Data items:
-*-
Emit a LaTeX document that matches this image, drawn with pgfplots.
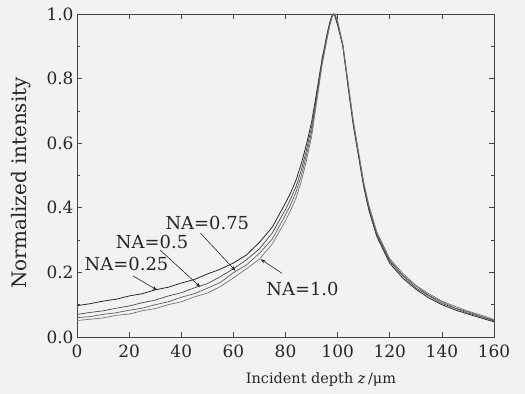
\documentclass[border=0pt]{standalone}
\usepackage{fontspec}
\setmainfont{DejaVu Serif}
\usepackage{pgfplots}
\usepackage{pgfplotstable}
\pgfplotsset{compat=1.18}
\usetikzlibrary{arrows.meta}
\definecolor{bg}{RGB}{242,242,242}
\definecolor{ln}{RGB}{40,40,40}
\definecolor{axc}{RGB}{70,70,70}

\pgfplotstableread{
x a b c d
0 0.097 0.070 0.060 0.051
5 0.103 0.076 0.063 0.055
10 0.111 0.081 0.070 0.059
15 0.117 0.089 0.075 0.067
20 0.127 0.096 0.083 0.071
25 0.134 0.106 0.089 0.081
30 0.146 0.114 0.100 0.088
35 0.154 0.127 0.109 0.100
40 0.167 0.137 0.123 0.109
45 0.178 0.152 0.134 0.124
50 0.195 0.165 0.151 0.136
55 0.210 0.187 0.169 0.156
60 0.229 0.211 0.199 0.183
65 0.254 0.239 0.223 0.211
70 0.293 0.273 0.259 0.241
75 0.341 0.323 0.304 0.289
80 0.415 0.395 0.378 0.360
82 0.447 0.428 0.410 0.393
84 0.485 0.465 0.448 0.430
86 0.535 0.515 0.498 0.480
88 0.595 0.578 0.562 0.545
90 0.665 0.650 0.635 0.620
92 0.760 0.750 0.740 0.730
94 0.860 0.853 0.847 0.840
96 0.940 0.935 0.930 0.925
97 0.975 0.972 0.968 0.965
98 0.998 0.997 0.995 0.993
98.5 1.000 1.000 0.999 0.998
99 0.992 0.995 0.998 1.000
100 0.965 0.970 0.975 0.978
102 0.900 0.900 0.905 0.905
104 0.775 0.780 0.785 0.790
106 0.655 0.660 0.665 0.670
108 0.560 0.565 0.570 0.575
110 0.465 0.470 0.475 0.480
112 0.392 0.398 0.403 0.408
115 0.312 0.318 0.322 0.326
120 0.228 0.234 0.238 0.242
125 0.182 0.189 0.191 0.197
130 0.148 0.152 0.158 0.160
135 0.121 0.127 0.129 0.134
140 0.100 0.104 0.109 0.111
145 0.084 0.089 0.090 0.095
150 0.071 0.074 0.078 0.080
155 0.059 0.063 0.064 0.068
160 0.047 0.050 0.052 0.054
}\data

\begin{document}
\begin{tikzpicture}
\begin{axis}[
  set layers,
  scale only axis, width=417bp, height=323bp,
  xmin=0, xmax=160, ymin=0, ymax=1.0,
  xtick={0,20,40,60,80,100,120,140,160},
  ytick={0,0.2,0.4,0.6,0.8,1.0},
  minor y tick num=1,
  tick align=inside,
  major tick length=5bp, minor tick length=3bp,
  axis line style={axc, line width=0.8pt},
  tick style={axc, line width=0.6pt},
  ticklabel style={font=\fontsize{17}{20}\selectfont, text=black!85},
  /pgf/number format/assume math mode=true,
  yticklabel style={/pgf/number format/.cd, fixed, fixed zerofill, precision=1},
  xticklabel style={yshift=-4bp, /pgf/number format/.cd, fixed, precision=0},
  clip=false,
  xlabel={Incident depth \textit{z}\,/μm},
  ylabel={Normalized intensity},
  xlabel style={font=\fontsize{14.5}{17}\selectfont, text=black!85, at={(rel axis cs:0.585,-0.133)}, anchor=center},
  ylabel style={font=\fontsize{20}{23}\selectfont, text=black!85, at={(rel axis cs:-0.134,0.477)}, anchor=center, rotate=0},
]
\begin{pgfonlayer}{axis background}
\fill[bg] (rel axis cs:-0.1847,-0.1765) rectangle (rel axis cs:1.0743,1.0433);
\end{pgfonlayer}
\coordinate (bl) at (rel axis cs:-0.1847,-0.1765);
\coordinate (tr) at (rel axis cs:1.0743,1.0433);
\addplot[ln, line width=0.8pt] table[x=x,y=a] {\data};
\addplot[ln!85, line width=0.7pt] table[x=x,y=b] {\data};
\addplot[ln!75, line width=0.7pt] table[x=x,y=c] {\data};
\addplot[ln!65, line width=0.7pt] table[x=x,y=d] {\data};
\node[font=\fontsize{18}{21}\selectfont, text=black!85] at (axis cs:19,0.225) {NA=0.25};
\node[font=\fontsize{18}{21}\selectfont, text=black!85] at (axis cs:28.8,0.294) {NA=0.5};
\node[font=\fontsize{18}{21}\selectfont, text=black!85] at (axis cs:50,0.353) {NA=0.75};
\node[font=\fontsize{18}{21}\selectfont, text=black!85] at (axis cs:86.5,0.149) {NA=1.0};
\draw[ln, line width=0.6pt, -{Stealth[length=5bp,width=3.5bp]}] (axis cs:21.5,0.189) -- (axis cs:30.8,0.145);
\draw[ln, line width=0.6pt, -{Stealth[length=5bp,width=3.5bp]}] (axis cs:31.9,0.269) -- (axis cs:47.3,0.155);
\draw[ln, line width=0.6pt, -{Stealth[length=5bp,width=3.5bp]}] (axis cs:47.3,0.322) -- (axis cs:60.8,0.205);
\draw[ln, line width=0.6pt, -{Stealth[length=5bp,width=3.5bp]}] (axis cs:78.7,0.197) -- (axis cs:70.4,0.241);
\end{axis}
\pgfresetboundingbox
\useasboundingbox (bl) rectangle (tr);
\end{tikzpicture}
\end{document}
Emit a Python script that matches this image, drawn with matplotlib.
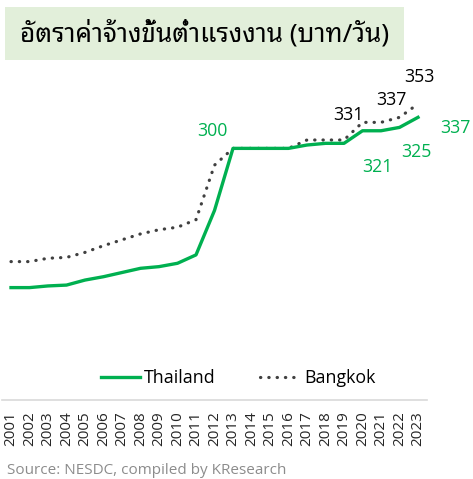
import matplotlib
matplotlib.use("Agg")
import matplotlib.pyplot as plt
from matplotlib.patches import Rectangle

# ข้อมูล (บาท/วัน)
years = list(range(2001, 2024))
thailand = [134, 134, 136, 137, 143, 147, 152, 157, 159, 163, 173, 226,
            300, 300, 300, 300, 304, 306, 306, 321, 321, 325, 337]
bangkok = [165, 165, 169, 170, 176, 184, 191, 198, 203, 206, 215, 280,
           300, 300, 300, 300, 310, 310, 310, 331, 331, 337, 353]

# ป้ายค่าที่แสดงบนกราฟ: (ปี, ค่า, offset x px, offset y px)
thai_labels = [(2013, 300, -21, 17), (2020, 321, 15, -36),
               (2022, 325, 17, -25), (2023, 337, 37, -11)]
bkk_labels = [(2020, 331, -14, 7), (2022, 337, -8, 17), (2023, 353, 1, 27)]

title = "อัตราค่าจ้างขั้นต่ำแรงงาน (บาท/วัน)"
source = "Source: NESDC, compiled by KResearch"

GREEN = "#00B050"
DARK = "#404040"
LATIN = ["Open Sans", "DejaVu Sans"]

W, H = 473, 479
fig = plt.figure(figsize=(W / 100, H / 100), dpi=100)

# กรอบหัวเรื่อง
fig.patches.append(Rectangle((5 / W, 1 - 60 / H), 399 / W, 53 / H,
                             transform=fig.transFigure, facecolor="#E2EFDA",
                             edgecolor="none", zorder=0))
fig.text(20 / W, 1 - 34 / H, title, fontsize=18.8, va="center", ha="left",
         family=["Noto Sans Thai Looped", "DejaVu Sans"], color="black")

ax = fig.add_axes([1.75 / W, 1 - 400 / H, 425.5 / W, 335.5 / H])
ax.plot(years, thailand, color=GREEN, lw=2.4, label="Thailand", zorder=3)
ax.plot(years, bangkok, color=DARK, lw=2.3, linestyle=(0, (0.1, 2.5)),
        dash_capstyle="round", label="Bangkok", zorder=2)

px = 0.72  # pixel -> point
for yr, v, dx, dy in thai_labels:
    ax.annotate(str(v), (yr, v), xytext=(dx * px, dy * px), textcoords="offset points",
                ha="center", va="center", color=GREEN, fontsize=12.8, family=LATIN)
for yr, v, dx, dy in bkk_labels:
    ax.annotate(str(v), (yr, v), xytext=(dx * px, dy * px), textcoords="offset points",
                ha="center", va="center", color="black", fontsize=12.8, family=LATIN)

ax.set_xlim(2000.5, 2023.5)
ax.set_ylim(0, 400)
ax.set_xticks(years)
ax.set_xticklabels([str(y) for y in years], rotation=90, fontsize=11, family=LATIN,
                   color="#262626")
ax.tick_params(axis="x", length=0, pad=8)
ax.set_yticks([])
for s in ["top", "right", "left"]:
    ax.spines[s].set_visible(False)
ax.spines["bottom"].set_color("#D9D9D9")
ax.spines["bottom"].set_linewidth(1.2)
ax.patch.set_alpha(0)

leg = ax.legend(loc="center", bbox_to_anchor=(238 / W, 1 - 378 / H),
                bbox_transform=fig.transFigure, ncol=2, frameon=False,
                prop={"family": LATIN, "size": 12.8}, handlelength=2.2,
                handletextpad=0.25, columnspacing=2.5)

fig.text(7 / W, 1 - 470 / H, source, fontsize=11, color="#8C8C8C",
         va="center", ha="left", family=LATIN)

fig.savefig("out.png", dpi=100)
-*-
*WHAT YOU HAVE TO DO:*
Reproduce, starting at the line containing "Emit a Python" and stopping after the line containing "353, 1, 27)]", each of those lines exactly and no others; leave pictures out.

*WRITTEN RESPONSE:*
Emit a Python script that matches this image, drawn with matplotlib.
import matplotlib
matplotlib.use("Agg")
import matplotlib.pyplot as plt
from matplotlib.patches import Rectangle

# ข้อมูล (บาท/วัน)
years = list(range(2001, 2024))
thailand = [134, 134, 136, 137, 143, 147, 152, 157, 159, 163, 173, 226,
            300, 300, 300, 300, 304, 306, 306, 321, 321, 325, 337]
bangkok = [165, 165, 169, 170, 176, 184, 191, 198, 203, 206, 215, 280,
           300, 300, 300, 300, 310, 310, 310, 331, 331, 337, 353]

# ป้ายค่าที่แสดงบนกราฟ: (ปี, ค่า, offset x px, offset y px)
thai_labels = [(2013, 300, -21, 17), (2020, 321, 15, -36),
               (2022, 325, 17, -25), (2023, 337, 37, -11)]
bkk_labels = [(2020, 331, -14, 7), (2022, 337, -8, 17), (2023, 353, 1, 27)]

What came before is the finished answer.